About to be sent to prison on a burglary conviction, his hair is ruffled and clothes are askew. His disillusionment is palpable. 

"My truth is rough. My truth could kill. My truth is fury," sings Tines, his face contorted with anger.

The opera, which opened Saturday at the Detroit Opera House and returns for two more performances May 19 and 22, never shies away from the intensity of the iconic civil rights leader's life and the uncomfortable truths he raised. If anything, "X," which originally premiered in 1986, feels even more haunting and timely in today's racially divisive climate. At one point, digital panels on the stage's ceiling which project different images throughout the opera, scroll the names of those killed for being Black.

Davóne Tines, a renowned bass-baritone, performs as Malcolm X in Detroit Opera's new production, "X: The Life and Times of Malcolm X."

Tines, who has been described by the Los Angeles Times "as one of the most powerful voices of our time," delivers an absolute powerhouse performance that fills the stage not just with X's physicality but a simmering, controlled rage. The opera follows him as he transforms from ward of the state in Michigan to hustler, criminal, felon, converted Muslim and icon before he's murdered in New York in 1965.

Some of the most powerful parts of the opera, directed by Robert O'Hara with libretto by Thulani Davis, are when Tines delivers some of X's actual speeches as he's a rising leader in the Nation of Islam. In those portions, the orchestra continues to play but Tines speaks the words with power rather than sing them.

"We want justice by any means necessary," recites Tines. 

Michigan, meanwhile, plays a significant role in the opera, given that it's where X spent most of his childhood and also lived, in a home in Inkster, after being released from prison.

The opera begins in the early 1930s in Lansing, where a young Malcolm X, then Malcolm Little, lives with his parents and seven siblings. His father, Earl, a preacher, is late and Little's mom is distraught as she waits for her husband to return.

She later learns that her husband has been killed, run over by a streetcar, though his family believe he's been murdered by white supremacists. 

Charles Dennis, a Warren middle schooler who made his opera debut Saturday, brings a curiosity and earnestness to playing a young Malcolm X. Throughout the entire first and second acts, even as X is an adult, Dennis shadows Tines on stage, almost a reminder of his young self and all he's endured.

Composer Anthony Davis' score, meanwhile, features layered rhythmic construction with jazz influences clearly evident (though Davis has bristled at calling "X" a "jazz opera.")

The opera never veers from the difficult reality of X's upbringing. He sings that at one point, he thought his name was an expletive used for Blacks because he was called it so much as a child in Michigan.

Questioning his role with the Nation of Islam, Malcolm X, portrayed by bass-baritone Davóne Tines, travels to Mecca.

Preparing to portray X, Tines said he watched videos, studying everything from how he stood at a podium to delivered speeches.

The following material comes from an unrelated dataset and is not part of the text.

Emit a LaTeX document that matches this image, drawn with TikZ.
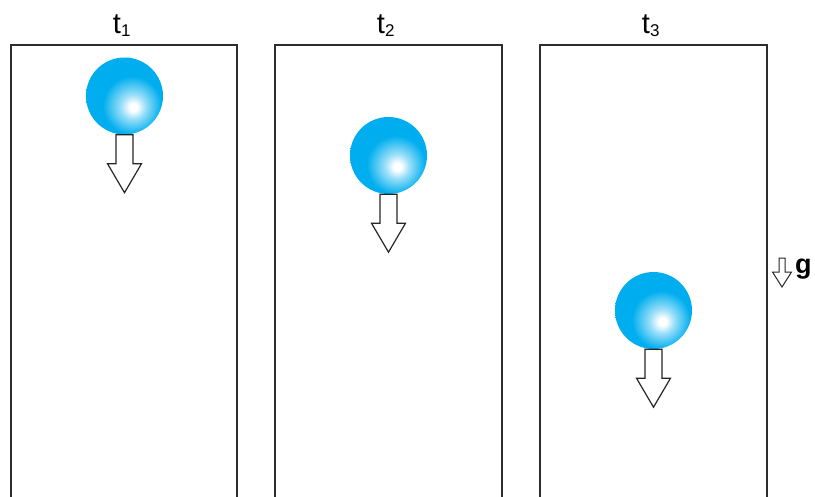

"There's a lot of boiling tension but also a coolness and calmness," said Tines, in an interview with The Detroit News earlier this month. "I wanted to translate that but a complication of doing that is you have to perform at a certain scale, a physicality to reach the people in the back."

Tines achieves that goal. Throughout his performance Saturday, he delivered a physicality that inhabited the civil rights leader.

The staging, meanwhile, also really brings a sense of scale and power to "X." When his parents are terrorized by the Ku Klux Klan in Omaha, Nebraska, and their house set ablaze before they fled to Michigan, the digital panels, almost shaped like a swirling circle above the stage, show flames.

Two of the most haunting scenes are when X is sent to prison and later as he travels to Mecca. 

At the start of the opera Saturday, Detroit Opera CEO Wayne Brown welcomed the crowd along with Detroit Mayor Mike Duggan and Detroit Opera Artistic Director Yuval Sharon.

Sharon said anyone who had the benefit of hearing X speak were "transformed by his voice and message."

"And anyone who had the great fortune of hearing the opera about Malcolm X performed 36 years ago would say they same thing," said Sharon. "They felt transformed by the voice, the music, the originality, the dazzling orchestrations, and, of course, the messages that this opera has to say. Tonight is an important corrective because it's taken 36 years for this opera to come back."

Thursday's performance of "X" falls on what would've been X's 97th birthday.

After its run in Detroit ends, "X: The Life and Times of Malcolm X"  will continue on with stops at Opera of Chicago, the Metropolitan Opera, Opera Omaha and Seattle Opera.